Trump’s hard words for Putin were a welcome sign to Ukrainians that the White House does retain some scepticism about Putin’s hollow claims to be serious about peace. At the same time, though, Trump’s team made it clear that they saw talks, not military aid, as the only solution to the conflict. ‘@POTUS has been abundantly clear the Russia-Ukraine war must end,’ tweeted Secretary of State Marco Rubio. ‘There is no military solution, only a diplomatic one.’ But there were hopeful words for the Kremlin too. Rubio added that the US would not be imposing additional sanctions against Russia because if ‘we come in and crush them with more sanctions, we probably lose our ability to talk to them about the ceasefire and then who’s talking to them?’
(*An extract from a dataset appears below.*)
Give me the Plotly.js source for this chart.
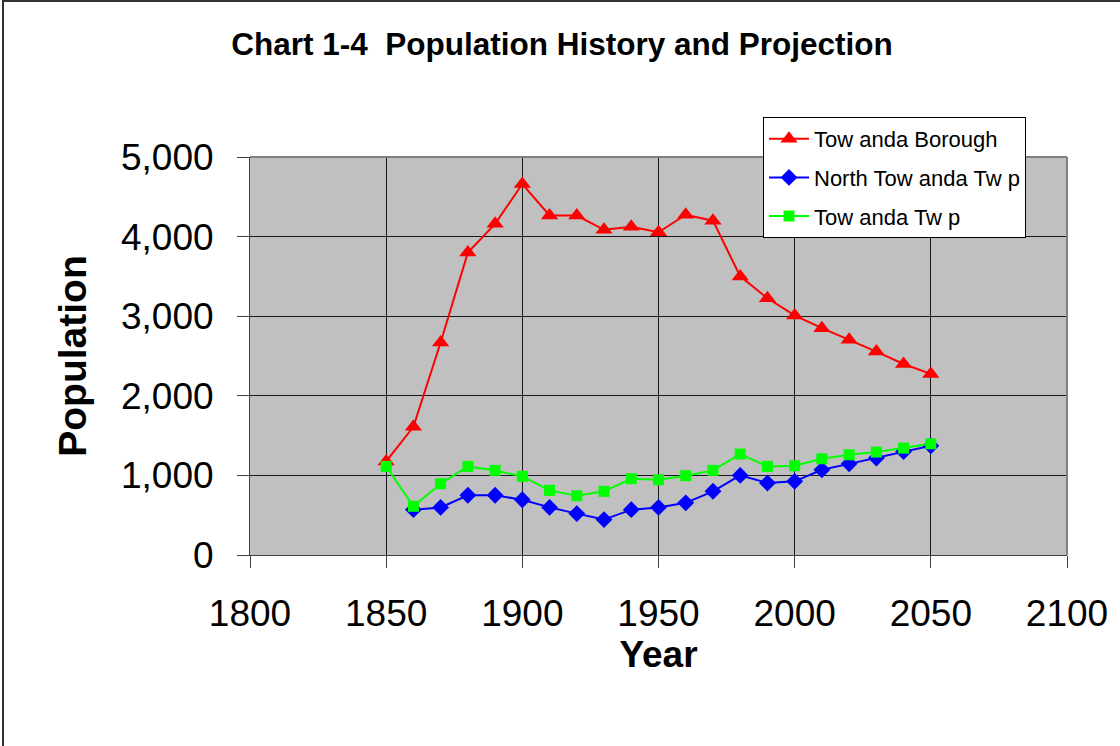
<!DOCTYPE html>
<html>
<head>
<meta charset="utf-8">
<script src="https://cdn.plot.ly/plotly-3.0.1.min.js"></script>
<style>
html,body{margin:0;padding:0;background:#fff;}
#frame{position:absolute;left:0;top:0;width:1120px;height:746px;overflow:hidden;}
#border{position:absolute;left:2px;top:0;width:1200px;height:800px;border-left:2px solid #333;border-top:2px solid #333;pointer-events:none;}
#chart{position:absolute;left:0;top:0;width:1120px;height:746px;}
</style>
</head>
<body>
<div id="frame">
<div id="chart"></div>
<div id="border"></div>
</div>
<script>
const years = [1850,1860,1870,1880,1890,1900,1910,1920,1930,1940,1950,1960,1970,1980,1990,2000,2010,2020,2030,2040,2050];
const boroughYears = years;
const borough = [1175,1610,2670,3800,4160,4660,4265,4265,4085,4125,4055,4275,4200,3500,3225,3010,2850,2705,2555,2400,2275];
const northYears = years.slice(1);
const north = [570,598,750,750,695,598,520,445,570,598,655,800,1000,905,925,1070,1145,1218,1300,1372];
const twpYears = years;
const twp = [1113,612,895,1113,1063,988,812,745,800,958,946,996,1063,1268,1113,1121,1209,1259,1293,1343,1397];
const seriesNames = ["Tow anda Borough","North Tow anda Tw p","Tow anda Tw p"];
const xTicks = [1800,1850,1900,1950,2000,2050,2100];
const yTicks = [0,1000,2000,3000,4000,5000];

const traces = [
  {x: boroughYears, y: borough, name: seriesNames[0], legendgroup:'a', type:'scatter', mode:'lines+markers',
   line:{color:'#ff0000', width:2}, marker:{symbol:'triangle-up', size:15, color:'#ff0000'}},
  {x: northYears, y: north, name: seriesNames[1], legendgroup:'b', type:'scatter', mode:'lines+markers',
   line:{color:'#0000ff', width:2}, marker:{symbol:'diamond', size:13, color:'#0000ff'}},
  {x: twpYears, y: twp, name: seriesNames[2], legendgroup:'c', type:'scatter', mode:'lines+markers',
   line:{color:'#00ff00', width:2}, marker:{symbol:'square', size:11, color:'#00ff00'}}
];

const layout = {
  width:1120, height:746,
  margin:{l:250, r:53, t:157, b:191},
  paper_bgcolor:'#ffffff',
  plot_bgcolor:'#c0c0c0',
  font:{family:'Arial, Liberation Sans, sans-serif', color:'#000'},
  title:{text:'<b>Chart 1-4  Population History and Projection</b>', font:{size:31.5, color:'#000'},
         x:562/1120, xanchor:'center', y:1-44/746, yanchor:'middle'},
  showlegend:true,
  legend:{x:(763-250)/817, xanchor:'left', y:(555-117)/398, yanchor:'top',
          bgcolor:'#ffffff', bordercolor:'#000', borderwidth:1,
          font:{size:22, color:'#000'}, traceorder:'grouped', tracegroupgap:7, itemwidth:40},
  xaxis:{range:[1800,2100], tickvals:xTicks, ticktext:xTicks.map(String),
         showgrid:true, gridcolor:'#1a1a1a', gridwidth:1,
         showline:true, linecolor:'#404040', linewidth:1,
         ticks:'outside', ticklen:12, tickcolor:'#404040', tickwidth:1,
         tickfont:{size:37, color:'#000'}, ticklabelstandoff:14,
         zeroline:false,
         title:{text:'<b>Year</b>', font:{size:37, color:'#000'}, standoff:2}},
  yaxis:{range:[0,5000], tickvals:yTicks, tickformat:',d',
         showgrid:true, gridcolor:'#1a1a1a', gridwidth:1,
         showline:true, linecolor:'#404040', linewidth:1,
         ticks:'outside', ticklen:12, tickcolor:'#404040', tickwidth:1,
         tickfont:{size:37, color:'#000'}, ticklabelstandoff:16,
         zeroline:false,
         title:{text:'<b>Population</b>', font:{size:39, color:'#000'}, standoff:22}},
  shapes:[
    {type:'line', xref:'paper', yref:'paper', x0:0, x1:1, y0:1, y1:1, line:{color:'#808080', width:2}},
    {type:'line', xref:'paper', yref:'paper', x0:1, x1:1, y0:0, y1:1, line:{color:'#808080', width:2}}
  ]
};

Plotly.newPlot('chart', traces, layout, {displayModeBar:false, staticPlot:true});
</script>
</body>
</html>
In the space of a few days, Trump went from bombing Iran to being bombed to a ceasefire, allowing all sides to claim victory. Trump also succeeded in not only persuading recalcitrant Europeans to massively increase their defence spending but also in making them enthusiastic about doing it. Vice President Vance also articulated what he called the ‘brutally simple’ Trump Doctrine:

Define a clear American interest. Push hard through diplomacy. If that fails, strike fast, win quick, and get out – before it becomes another endless war.

Trump came to office promising to be a peacemaking president. After three months in office, he’s fought his first short, victorious war. But it will be achieving a lasting peace in Ukraine – and wrangling the notoriously stubborn and duplicitous Putin into a deal – that will be the Trump’s true foreign policy test.